Sound — 10
Being a pretty big fan of Coheed And Cambria, this album was exactly what I wanted out of a record from them. It had epic sound similar to the massive auditory onslaught from last years "Year Of The Black Rainbow", but avoided the pitfall of that record by sounding far less tense and overly serious. The poppy "Goodnight, Fair Lady" is a throwback to the sound of "Feathers" or "The Suffering" from previous records, which is a very welcome return. A progressive metal sound also permeates the album in songs like "Domino The Destitute" or "Holly Wood The Cracked"; they contain the chugging, heavy riffs that frontman Claudio Sanchez is known for churning out, and they sound as fresh as ever. The snake-like "Mothers Of Men" has a great Iron Maiden-tinged riff, and the stadium-bound "Vic The Butcher" has a chorus that will have you speeding down the highway at 70. However, the album isn't all masculine pomp and circumstance. There are several folky-electronica moments on the album such as "Evagria The Faithful" and "Subtraction", which visit a sound similar to that of Sanchez's side-project, the Prize Fighter Inferno.
Lyrics — 9
Though the album is part of an overarching story, the story would be almost indecipherable if not for the cover, art within the liner notes, and the announcements of the band itself.

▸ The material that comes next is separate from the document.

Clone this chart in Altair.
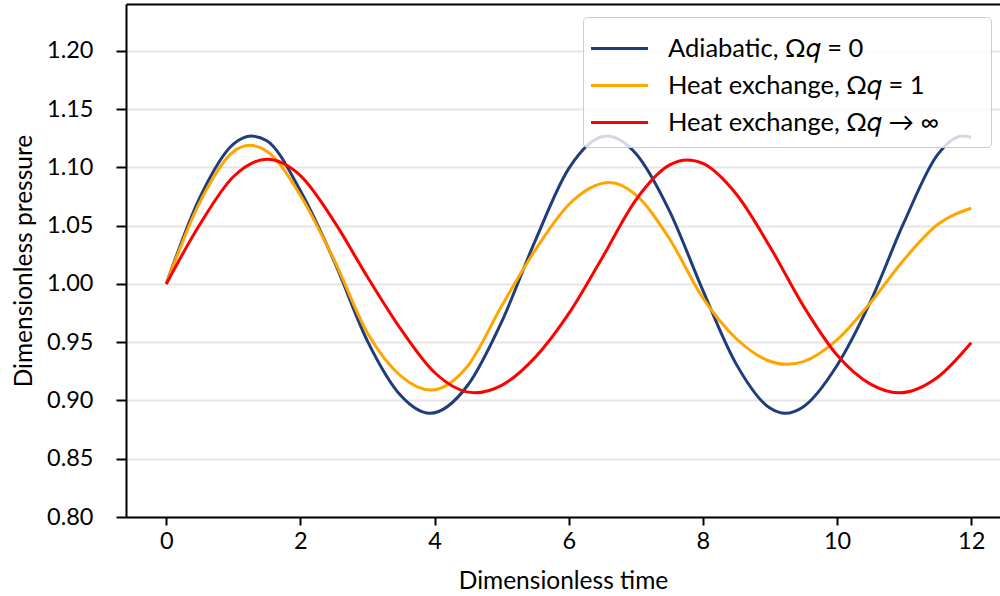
import altair as alt
import pandas as pd

# Adiabatic, Omega_q = 0
t_adiabatic = [0, 0.5, 1.0, 1.27, 1.5, 2.0, 2.5, 3.0, 3.5, 3.93, 4.5, 5.0, 5.5, 6.0, 6.57,
               7.0, 7.5, 8.0, 8.5, 9.0, 9.23, 9.5, 10.0, 10.5, 11.0, 11.5, 11.87, 12.0]
p_adiabatic = [1.000, 1.074, 1.120, 1.127, 1.123, 1.080, 1.020, 0.951, 0.904, 0.889, 0.9135,
               0.9675, 1.037, 1.099, 1.127, 1.112, 1.063, 0.9945, 0.931, 0.8935, 0.889, 0.8947,
               0.930, 0.985, 1.053, 1.111, 1.127, 1.126]

# Heat exchange, Omega_q = 1
t_heat1 = [0, 0.5, 1.0, 1.24, 1.5, 2.0, 2.5, 3.0, 3.5, 3.95, 4.5, 5.0, 5.5, 6.0, 6.61,
           7.0, 7.5, 8.0, 8.5, 9.0, 9.25, 9.5, 10.0, 10.5, 11.0, 11.5, 12.0]
p_heat1 = [1.000, 1.070, 1.1135, 1.119, 1.114, 1.076, 1.021, 0.958, 0.921, 0.909, 0.930,
           0.981, 1.029, 1.068, 1.087, 1.0765, 1.039, 0.988, 0.953, 0.9337, 0.931, 0.9334,
           0.952, 0.984, 1.021, 1.051, 1.065]

# Heat exchange, Omega_q -> infinity
t_heatinf = [0, 0.5, 1.0, 1.5, 2.0, 2.5, 3.0, 3.5, 4.0, 4.6, 5.0, 5.5, 6.0, 6.5, 7.0, 7.5,
             7.77, 8.0, 8.5, 9.0, 9.5, 10.0, 10.5, 10.92, 11.5, 12.0]
p_heatinf = [1.000, 1.051, 1.092, 1.107, 1.093, 1.054, 1.006, 0.961, 0.924, 0.9066, 0.913,
             0.937, 0.9745, 1.0226, 1.072, 1.102, 1.1065, 1.1035, 1.077, 1.032, 0.981, 0.939,
             0.914, 0.9066, 0.920, 0.9496]

series_names = ["Adiabatic, Ω𝑞 = 0", "Heat exchange, Ω𝑞 = 1", "Heat exchange, Ω𝑞 → ∞"]
series_colors = ["#1F3D7A", "#FFA500", "#FF0000"]
x_ticks = [0, 2, 4, 6, 8, 10, 12]
y_ticks = [0.80, 0.85, 0.90, 0.95, 1.00, 1.05, 1.10, 1.15, 1.20]

rows = []
for name, ts, ps in zip(series_names, [t_adiabatic, t_heat1, t_heatinf],
                        [p_adiabatic, p_heat1, p_heatinf]):
    for t, p in zip(ts, ps):
        rows.append({"t": t, "p": p, "series": name})
df = pd.DataFrame(rows)

FONT = "Lato"
xscale = alt.Scale(domain=[-0.6, 12.43], nice=False, zero=False)
yscale = alt.Scale(domain=[0.80, 1.2403], nice=False, zero=False)

lines = alt.Chart(df).mark_line(strokeWidth=3, interpolate="monotone", clip=True).encode(
    x=alt.X("t:Q", scale=xscale,
            axis=alt.Axis(values=x_ticks, title="Dimensionless time", grid=False,
                          domainColor="black", domainWidth=2, tickColor="black",
                          tickWidth=2, tickSize=8, labelPadding=4, labelFontSize=23.5,
                          labelColor="black", labelFont=FONT, titleFont=FONT,
                          titleFontSize=24.5, titleFontWeight="normal", titleColor="black",
                          titlePadding=17)),
    y=alt.Y("p:Q", scale=yscale,
            axis=alt.Axis(values=y_ticks, format=".2f", title="Dimensionless pressure",
                          grid=True, gridColor="#e5e5e5", gridWidth=2,
                          domainColor="black", domainWidth=2, tickColor="black",
                          tickWidth=2, tickSize=10, labelPadding=23, labelFontSize=23.5,
                          labelColor="black", labelFont=FONT, titleFont=FONT,
                          titleFontSize=24.5, titleFontWeight="normal", titleColor="black",
                          titlePadding=10)),
    color=alt.Color("series:N",
                    scale=alt.Scale(domain=series_names, range=series_colors),
                    sort=series_names,
                    legend=alt.Legend(title=".", titleOpacity=0, titleFontSize=2,
                                      titleOrient="right", titlePadding=40,
                                      orient="none", legendX=457, legendY=13,
                                      symbolType="M-1.5,0H1.5", symbolSize=1444,
                                      symbolStrokeWidth=3, symbolOffset=5,
                                      labelFontSize=25.5, labelLimit=600,
                                      labelFont=FONT, labelColor="black", labelOffset=28,
                                      rowPadding=3, padding=11,
                                      fillColor="rgba(255,255,255,0.8)",
                                      strokeColor="#cccccc", cornerRadius=4)),
)

top = alt.Chart(df).mark_line(opacity=0).encode(
    x=alt.X("t:Q", scale=xscale,
            axis=alt.Axis(orient="top", labels=False, ticks=False, title=None, grid=False,
                          domainColor="black", domainWidth=2)),
    y=alt.Y("p:Q", scale=yscale, axis=None),
)

chart = alt.layer(lines, top).resolve_axis(x="independent", y="independent").properties(
    width=874, height=513,
    autosize=alt.AutoSizeParams(type="none"),
    padding={"left": 126, "top": 4, "right": 0, "bottom": 79},
).configure_view(stroke=None)

chart.save("out.html", embed_options={"renderer": "svg", "actions": False})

The lyrics of the album, however, are stunning, including my favorite from first single "Domino The Destitute": "Ladies and broken gentlemen, the undisputed champ of misery, and in chis corner, we find his challenger, the pride of Utopia, the greatest thing ever." Though Claudio's singing voice has been rather polarizing in the past, his melodies and narration of the story of Sirius Amory and his discovery of the Keywork (long story) are better than ever.
Overall Impression — 10
In summary, this is some of the best material that Coheed And Cambria have ever produced, and I highly recommend it to anyone who is a fan of this band, this genre, or rock music in general. Though the album is fairly balanced, and the songs on the record are all amazing, my favorite moments on the album come with the amazingly dynamic flow that the band creates, such as the bridges and breakdowns of songs like "Domino The Destitute" and "Holly Wood The Cracked", as well as the soft, flowing verses of "The Afterman", and the funk-y riffs in "Evagria The Faithful". An extremely well done album by an extremely talents band.